═══ Supplied information

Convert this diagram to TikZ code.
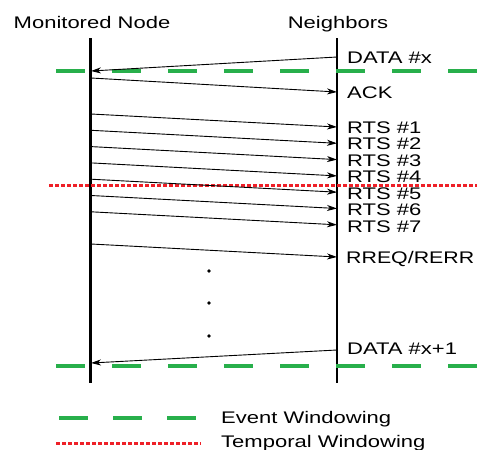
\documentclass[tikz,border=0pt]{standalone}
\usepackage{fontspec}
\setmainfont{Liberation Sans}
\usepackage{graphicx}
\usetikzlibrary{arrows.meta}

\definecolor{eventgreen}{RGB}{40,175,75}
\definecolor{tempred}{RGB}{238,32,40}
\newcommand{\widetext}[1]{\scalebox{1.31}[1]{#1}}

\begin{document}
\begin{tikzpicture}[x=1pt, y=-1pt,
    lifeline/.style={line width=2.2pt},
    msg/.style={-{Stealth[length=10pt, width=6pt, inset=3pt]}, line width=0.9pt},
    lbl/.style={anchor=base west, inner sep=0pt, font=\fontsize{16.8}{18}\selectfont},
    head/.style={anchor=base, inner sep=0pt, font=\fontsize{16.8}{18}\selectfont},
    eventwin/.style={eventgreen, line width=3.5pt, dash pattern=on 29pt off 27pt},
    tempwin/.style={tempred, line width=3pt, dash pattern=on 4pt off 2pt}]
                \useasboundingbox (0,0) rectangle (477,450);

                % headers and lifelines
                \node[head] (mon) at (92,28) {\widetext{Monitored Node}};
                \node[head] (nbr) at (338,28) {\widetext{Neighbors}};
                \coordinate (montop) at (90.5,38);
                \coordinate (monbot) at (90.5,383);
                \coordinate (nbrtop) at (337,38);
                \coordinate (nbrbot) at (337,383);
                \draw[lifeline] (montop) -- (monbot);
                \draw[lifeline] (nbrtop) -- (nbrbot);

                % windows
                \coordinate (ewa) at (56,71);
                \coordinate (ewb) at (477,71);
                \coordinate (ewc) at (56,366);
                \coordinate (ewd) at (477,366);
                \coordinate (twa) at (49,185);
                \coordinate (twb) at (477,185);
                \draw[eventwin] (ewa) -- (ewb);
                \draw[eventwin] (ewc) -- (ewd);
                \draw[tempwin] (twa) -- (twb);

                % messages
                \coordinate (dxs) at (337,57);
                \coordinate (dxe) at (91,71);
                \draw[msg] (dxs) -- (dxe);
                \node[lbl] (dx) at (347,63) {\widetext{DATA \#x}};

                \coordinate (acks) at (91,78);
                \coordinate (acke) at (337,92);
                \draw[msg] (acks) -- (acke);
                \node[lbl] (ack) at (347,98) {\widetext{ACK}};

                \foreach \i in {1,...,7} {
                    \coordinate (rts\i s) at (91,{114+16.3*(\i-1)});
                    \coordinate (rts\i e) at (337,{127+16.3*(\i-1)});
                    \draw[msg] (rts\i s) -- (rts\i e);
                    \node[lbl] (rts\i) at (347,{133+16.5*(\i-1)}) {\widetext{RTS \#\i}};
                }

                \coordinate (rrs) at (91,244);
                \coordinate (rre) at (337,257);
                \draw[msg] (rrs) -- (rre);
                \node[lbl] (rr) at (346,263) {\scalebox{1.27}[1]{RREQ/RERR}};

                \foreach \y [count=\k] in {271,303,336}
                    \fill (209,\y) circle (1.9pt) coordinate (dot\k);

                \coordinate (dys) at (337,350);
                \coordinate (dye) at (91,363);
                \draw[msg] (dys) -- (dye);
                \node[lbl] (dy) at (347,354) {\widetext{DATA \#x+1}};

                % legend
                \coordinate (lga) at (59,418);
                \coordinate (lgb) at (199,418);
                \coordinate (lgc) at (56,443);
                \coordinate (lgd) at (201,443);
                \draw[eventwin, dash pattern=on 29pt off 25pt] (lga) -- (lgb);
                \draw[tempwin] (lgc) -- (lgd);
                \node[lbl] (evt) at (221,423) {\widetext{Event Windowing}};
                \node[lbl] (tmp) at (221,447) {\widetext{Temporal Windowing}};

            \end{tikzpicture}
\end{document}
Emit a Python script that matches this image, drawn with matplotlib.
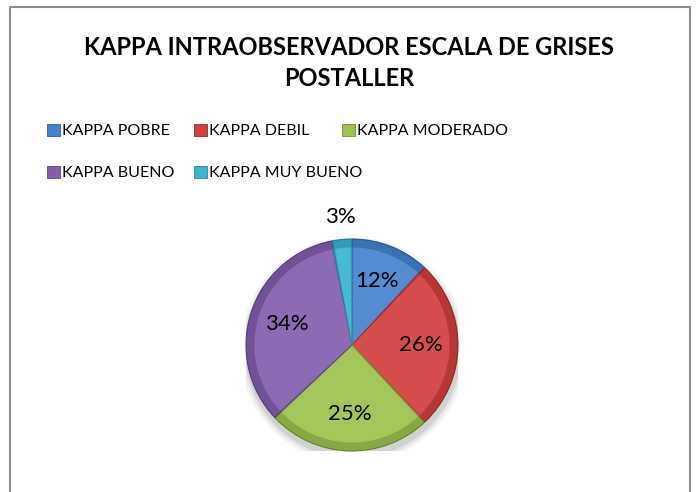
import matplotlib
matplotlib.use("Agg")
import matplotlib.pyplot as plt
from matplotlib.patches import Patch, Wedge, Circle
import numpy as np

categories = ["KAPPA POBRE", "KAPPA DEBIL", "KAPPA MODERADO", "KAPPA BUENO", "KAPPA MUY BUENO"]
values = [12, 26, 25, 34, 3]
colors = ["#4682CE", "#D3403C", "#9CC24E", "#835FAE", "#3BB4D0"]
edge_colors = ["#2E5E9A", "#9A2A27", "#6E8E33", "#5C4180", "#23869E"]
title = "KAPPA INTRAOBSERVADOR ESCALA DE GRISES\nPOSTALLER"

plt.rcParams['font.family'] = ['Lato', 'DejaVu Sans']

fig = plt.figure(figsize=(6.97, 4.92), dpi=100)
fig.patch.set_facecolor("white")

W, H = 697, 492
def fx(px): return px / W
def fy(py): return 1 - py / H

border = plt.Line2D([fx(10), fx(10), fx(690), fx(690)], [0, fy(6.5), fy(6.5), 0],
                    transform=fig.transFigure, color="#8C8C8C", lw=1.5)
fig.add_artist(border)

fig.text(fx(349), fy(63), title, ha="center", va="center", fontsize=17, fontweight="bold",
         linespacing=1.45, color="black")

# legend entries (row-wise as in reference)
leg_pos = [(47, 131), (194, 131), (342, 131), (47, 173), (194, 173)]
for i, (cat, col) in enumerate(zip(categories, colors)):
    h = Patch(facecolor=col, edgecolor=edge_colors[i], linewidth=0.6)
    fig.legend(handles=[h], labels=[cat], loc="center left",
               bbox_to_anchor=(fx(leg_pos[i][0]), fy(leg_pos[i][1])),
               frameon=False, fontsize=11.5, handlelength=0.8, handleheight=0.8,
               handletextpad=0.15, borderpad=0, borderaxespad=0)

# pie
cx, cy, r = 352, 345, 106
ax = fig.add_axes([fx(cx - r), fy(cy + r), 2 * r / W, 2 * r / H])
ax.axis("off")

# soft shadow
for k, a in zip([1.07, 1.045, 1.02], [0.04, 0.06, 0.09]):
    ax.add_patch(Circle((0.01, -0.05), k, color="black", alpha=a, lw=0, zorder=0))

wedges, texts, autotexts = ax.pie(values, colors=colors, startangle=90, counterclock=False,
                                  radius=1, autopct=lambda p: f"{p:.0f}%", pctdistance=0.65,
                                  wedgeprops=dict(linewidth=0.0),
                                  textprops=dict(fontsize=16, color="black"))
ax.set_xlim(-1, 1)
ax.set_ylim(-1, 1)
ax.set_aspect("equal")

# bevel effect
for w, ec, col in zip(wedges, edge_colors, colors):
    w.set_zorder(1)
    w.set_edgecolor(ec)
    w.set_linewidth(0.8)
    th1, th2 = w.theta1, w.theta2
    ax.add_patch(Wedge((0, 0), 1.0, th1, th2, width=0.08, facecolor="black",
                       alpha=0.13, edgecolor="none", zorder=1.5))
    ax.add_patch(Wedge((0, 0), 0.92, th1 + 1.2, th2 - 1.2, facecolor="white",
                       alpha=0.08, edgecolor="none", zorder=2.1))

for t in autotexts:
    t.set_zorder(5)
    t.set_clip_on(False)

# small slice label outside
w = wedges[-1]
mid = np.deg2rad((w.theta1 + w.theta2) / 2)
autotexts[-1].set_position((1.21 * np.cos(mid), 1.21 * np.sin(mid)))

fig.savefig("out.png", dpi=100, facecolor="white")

══════

What is needed
Extract all the data above exactly, excluding every picture.

Complete output
Convert this diagram to TikZ code.
\documentclass[tikz,border=0pt]{standalone}
\usepackage{fontspec}
\setmainfont{Liberation Sans}
\usepackage{graphicx}
\usetikzlibrary{arrows.meta}

\definecolor{eventgreen}{RGB}{40,175,75}
\definecolor{tempred}{RGB}{238,32,40}
\newcommand{\widetext}[1]{\scalebox{1.31}[1]{#1}}

\begin{document}
\begin{tikzpicture}[x=1pt, y=-1pt,
    lifeline/.style={line width=2.2pt},
    msg/.style={-{Stealth[length=10pt, width=6pt, inset=3pt]}, line width=0.9pt},
    lbl/.style={anchor=base west, inner sep=0pt, font=\fontsize{16.8}{18}\selectfont},
    head/.style={anchor=base, inner sep=0pt, font=\fontsize{16.8}{18}\selectfont},
    eventwin/.style={eventgreen, line width=3.5pt, dash pattern=on 29pt off 27pt},
    tempwin/.style={tempred, line width=3pt, dash pattern=on 4pt off 2pt}]
                \useasboundingbox (0,0) rectangle (477,450);

                % headers and lifelines
                \node[head] (mon) at (92,28) {\widetext{Monitored Node}};
                \node[head] (nbr) at (338,28) {\widetext{Neighbors}};
                \coordinate (montop) at (90.5,38);
                \coordinate (monbot) at (90.5,383);
                \coordinate (nbrtop) at (337,38);
                \coordinate (nbrbot) at (337,383);
                \draw[lifeline] (montop) -- (monbot);
                \draw[lifeline] (nbrtop) -- (nbrbot);

                % windows
                \coordinate (ewa) at (56,71);
                \coordinate (ewb) at (477,71);
                \coordinate (ewc) at (56,366);
                \coordinate (ewd) at (477,366);
                \coordinate (twa) at (49,185);
                \coordinate (twb) at (477,185);
                \draw[eventwin] (ewa) -- (ewb);
                \draw[eventwin] (ewc) -- (ewd);
                \draw[tempwin] (twa) -- (twb);

                % messages
                \coordinate (dxs) at (337,57);
                \coordinate (dxe) at (91,71);
                \draw[msg] (dxs) -- (dxe);
                \node[lbl] (dx) at (347,63) {\widetext{DATA \#x}};

                \coordinate (acks) at (91,78);
                \coordinate (acke) at (337,92);
                \draw[msg] (acks) -- (acke);
                \node[lbl] (ack) at (347,98) {\widetext{ACK}};

                \foreach \i in {1,...,7} {
                    \coordinate (rts\i s) at (91,{114+16.3*(\i-1)});
                    \coordinate (rts\i e) at (337,{127+16.3*(\i-1)});
                    \draw[msg] (rts\i s) -- (rts\i e);
                    \node[lbl] (rts\i) at (347,{133+16.5*(\i-1)}) {\widetext{RTS \#\i}};
                }

                \coordinate (rrs) at (91,244);
                \coordinate (rre) at (337,257);
                \draw[msg] (rrs) -- (rre);
                \node[lbl] (rr) at (346,263) {\scalebox{1.27}[1]{RREQ/RERR}};

                \foreach \y [count=\k] in {271,303,336}
                    \fill (209,\y) circle (1.9pt) coordinate (dot\k);

                \coordinate (dys) at (337,350);
                \coordinate (dye) at (91,363);
                \draw[msg] (dys) -- (dye);
                \node[lbl] (dy) at (347,354) {\widetext{DATA \#x+1}};

                % legend
                \coordinate (lga) at (59,418);
                \coordinate (lgb) at (199,418);
                \coordinate (lgc) at (56,443);
                \coordinate (lgd) at (201,443);
                \draw[eventwin, dash pattern=on 29pt off 25pt] (lga) -- (lgb);
                \draw[tempwin] (lgc) -- (lgd);
                \node[lbl] (evt) at (221,423) {\widetext{Event Windowing}};
                \node[lbl] (tmp) at (221,447) {\widetext{Temporal Windowing}};

            \end{tikzpicture}
\end{document}
Emit a Python script that matches this image, drawn with matplotlib.
import matplotlib
matplotlib.use("Agg")
import matplotlib.pyplot as plt
from matplotlib.patches import Patch, Wedge, Circle
import numpy as np

categories = ["KAPPA POBRE", "KAPPA DEBIL", "KAPPA MODERADO", "KAPPA BUENO", "KAPPA MUY BUENO"]
values = [12, 26, 25, 34, 3]
colors = ["#4682CE", "#D3403C", "#9CC24E", "#835FAE", "#3BB4D0"]
edge_colors = ["#2E5E9A", "#9A2A27", "#6E8E33", "#5C4180", "#23869E"]
title = "KAPPA INTRAOBSERVADOR ESCALA DE GRISES\nPOSTALLER"

plt.rcParams['font.family'] = ['Lato', 'DejaVu Sans']

fig = plt.figure(figsize=(6.97, 4.92), dpi=100)
fig.patch.set_facecolor("white")

W, H = 697, 492
def fx(px): return px / W
def fy(py): return 1 - py / H

border = plt.Line2D([fx(10), fx(10), fx(690), fx(690)], [0, fy(6.5), fy(6.5), 0],
                    transform=fig.transFigure, color="#8C8C8C", lw=1.5)
fig.add_artist(border)

fig.text(fx(349), fy(63), title, ha="center", va="center", fontsize=17, fontweight="bold",
         linespacing=1.45, color="black")

# legend entries (row-wise as in reference)
leg_pos = [(47, 131), (194, 131), (342, 131), (47, 173), (194, 173)]
for i, (cat, col) in enumerate(zip(categories, colors)):
    h = Patch(facecolor=col, edgecolor=edge_colors[i], linewidth=0.6)
    fig.legend(handles=[h], labels=[cat], loc="center left",
               bbox_to_anchor=(fx(leg_pos[i][0]), fy(leg_pos[i][1])),
               frameon=False, fontsize=11.5, handlelength=0.8, handleheight=0.8,
               handletextpad=0.15, borderpad=0, borderaxespad=0)

# pie
cx, cy, r = 352, 345, 106
ax = fig.add_axes([fx(cx - r), fy(cy + r), 2 * r / W, 2 * r / H])
ax.axis("off")

# soft shadow
for k, a in zip([1.07, 1.045, 1.02], [0.04, 0.06, 0.09]):
    ax.add_patch(Circle((0.01, -0.05), k, color="black", alpha=a, lw=0, zorder=0))

wedges, texts, autotexts = ax.pie(values, colors=colors, startangle=90, counterclock=False,
                                  radius=1, autopct=lambda p: f"{p:.0f}%", pctdistance=0.65,
                                  wedgeprops=dict(linewidth=0.0),
                                  textprops=dict(fontsize=16, color="black"))
ax.set_xlim(-1, 1)
ax.set_ylim(-1, 1)
ax.set_aspect("equal")

# bevel effect
for w, ec, col in zip(wedges, edge_colors, colors):
    w.set_zorder(1)
    w.set_edgecolor(ec)
    w.set_linewidth(0.8)
    th1, th2 = w.theta1, w.theta2
    ax.add_patch(Wedge((0, 0), 1.0, th1, th2, width=0.08, facecolor="black",
                       alpha=0.13, edgecolor="none", zorder=1.5))
    ax.add_patch(Wedge((0, 0), 0.92, th1 + 1.2, th2 - 1.2, facecolor="white",
                       alpha=0.08, edgecolor="none", zorder=2.1))

for t in autotexts:
    t.set_zorder(5)
    t.set_clip_on(False)

# small slice label outside
w = wedges[-1]
mid = np.deg2rad((w.theta1 + w.theta2) / 2)
autotexts[-1].set_position((1.21 * np.cos(mid), 1.21 * np.sin(mid)))

fig.savefig("out.png", dpi=100, facecolor="white")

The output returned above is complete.